» Task requirements:
Reproduce every line of the listing as written, apart from the pictures.

» Source material:
━━━━━━━━

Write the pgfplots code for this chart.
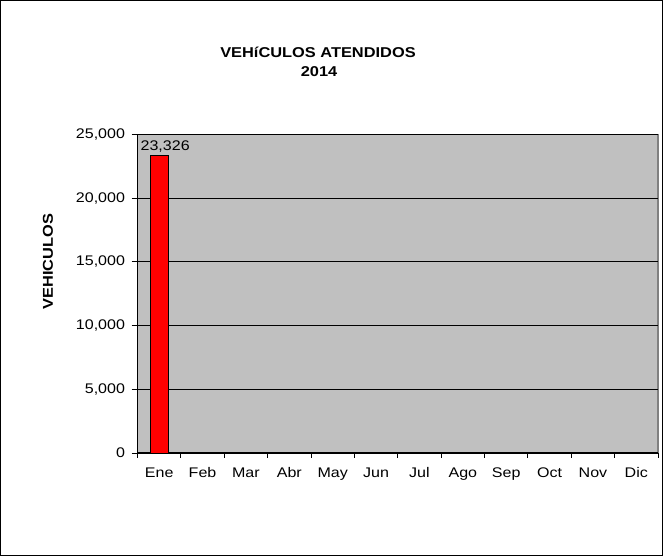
\documentclass[border=0pt]{standalone}
\usepackage{fontspec}
\setmainfont{Liberation Sans}[FakeStretch=1.15]
\usepackage{pgfplots}
\pgfplotsset{compat=1.18}
\definecolor{bg}{HTML}{C0C0C0}
\definecolor{edge}{HTML}{808080}
\begin{document}
\begin{tikzpicture}[x=1bp,y=1bp]
\useasboundingbox (0,0) rectangle (663,556);
\draw[black, line width=0.8bp] (0.5,0.5) rectangle (662.5,555.5);
\node[font=\fontsize{14.3}{16}\selectfont\bfseries] at (318,504) {VEHíCULOS ATENDIDOS};
\node[font=\fontsize{14.3}{16}\selectfont\bfseries] at (319,484) {2014};
\node[rotate=90, font=\fontsize{14.3}{16}\selectfont\bfseries] at (48,294.5) {VEHICULOS};
\begin{axis}[
  at={(137.5bp,103bp)}, anchor=south west, scale only axis,
  width=520.5bp, height=318.5bp,
  xmin=-0.5, xmax=11.5, ymin=0, ymax=25000,
  axis x line*=bottom, axis y line*=left,
  axis line style={black, line width=1bp},
  axis background/.style={fill=bg, draw=edge, line width=1.5bp},
  ymajorgrids, grid style={black, line width=0.8bp},
  tick align=outside, major tick length=6bp, minor tick length=5bp,
  xtick={0,...,11},
  xticklabels={Ene,Feb,Mar,Abr,May,Jun,Jul,Ago,Sep,Oct,Nov,Dic},
  x tick style={draw=none},
  minor xtick={-0.5,0.5,...,11.5},
  minor x tick style={draw=black, line width=0.8bp},
  ytick={0,5000,...,25000},
  y tick style={black, line width=0.8bp},
  scaled y ticks=false,
  /pgf/number format/.cd, 1000 sep={,}, assume math mode=true, /pgfplots/.cd,
  tick label style={font=\fontsize{14}{16}\selectfont},
  xticklabel style={yshift=-5bp},
  yticklabel style={xshift=-3bp},
]
\addplot[ybar, fill=red, draw=black, line width=0.8bp, bar width=17.6bp,
  nodes near coords,
  every node near coord/.append style={xshift=6bp, font=\fontsize{14}{16}\selectfont, black}]
  coordinates {(0,23326)};
\end{axis}
\end{tikzpicture}
\end{document}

━━━━━━━━

» Answer:
Write the pgfplots code for this chart.
\documentclass[border=0pt]{standalone}
\usepackage{fontspec}
\setmainfont{Liberation Sans}[FakeStretch=1.15]
\usepackage{pgfplots}
\pgfplotsset{compat=1.18}
\definecolor{bg}{HTML}{C0C0C0}
\definecolor{edge}{HTML}{808080}
\begin{document}
\begin{tikzpicture}[x=1bp,y=1bp]
\useasboundingbox (0,0) rectangle (663,556);
\draw[black, line width=0.8bp] (0.5,0.5) rectangle (662.5,555.5);
\node[font=\fontsize{14.3}{16}\selectfont\bfseries] at (318,504) {VEHíCULOS ATENDIDOS};
\node[font=\fontsize{14.3}{16}\selectfont\bfseries] at (319,484) {2014};
\node[rotate=90, font=\fontsize{14.3}{16}\selectfont\bfseries] at (48,294.5) {VEHICULOS};
\begin{axis}[
  at={(137.5bp,103bp)}, anchor=south west, scale only axis,
  width=520.5bp, height=318.5bp,
  xmin=-0.5, xmax=11.5, ymin=0, ymax=25000,
  axis x line*=bottom, axis y line*=left,
  axis line style={black, line width=1bp},
  axis background/.style={fill=bg, draw=edge, line width=1.5bp},
  ymajorgrids, grid style={black, line width=0.8bp},
  tick align=outside, major tick length=6bp, minor tick length=5bp,
  xtick={0,...,11},
  xticklabels={Ene,Feb,Mar,Abr,May,Jun,Jul,Ago,Sep,Oct,Nov,Dic},
  x tick style={draw=none},
  minor xtick={-0.5,0.5,...,11.5},
  minor x tick style={draw=black, line width=0.8bp},
  ytick={0,5000,...,25000},
  y tick style={black, line width=0.8bp},
  scaled y ticks=false,
  /pgf/number format/.cd, 1000 sep={,}, assume math mode=true, /pgfplots/.cd,
  tick label style={font=\fontsize{14}{16}\selectfont},
  xticklabel style={yshift=-5bp},
  yticklabel style={xshift=-3bp},
]
\addplot[ybar, fill=red, draw=black, line width=0.8bp, bar width=17.6bp,
  nodes near coords,
  every node near coord/.append style={xshift=6bp, font=\fontsize{14}{16}\selectfont, black}]
  coordinates {(0,23326)};
\end{axis}
\end{tikzpicture}
\end{document}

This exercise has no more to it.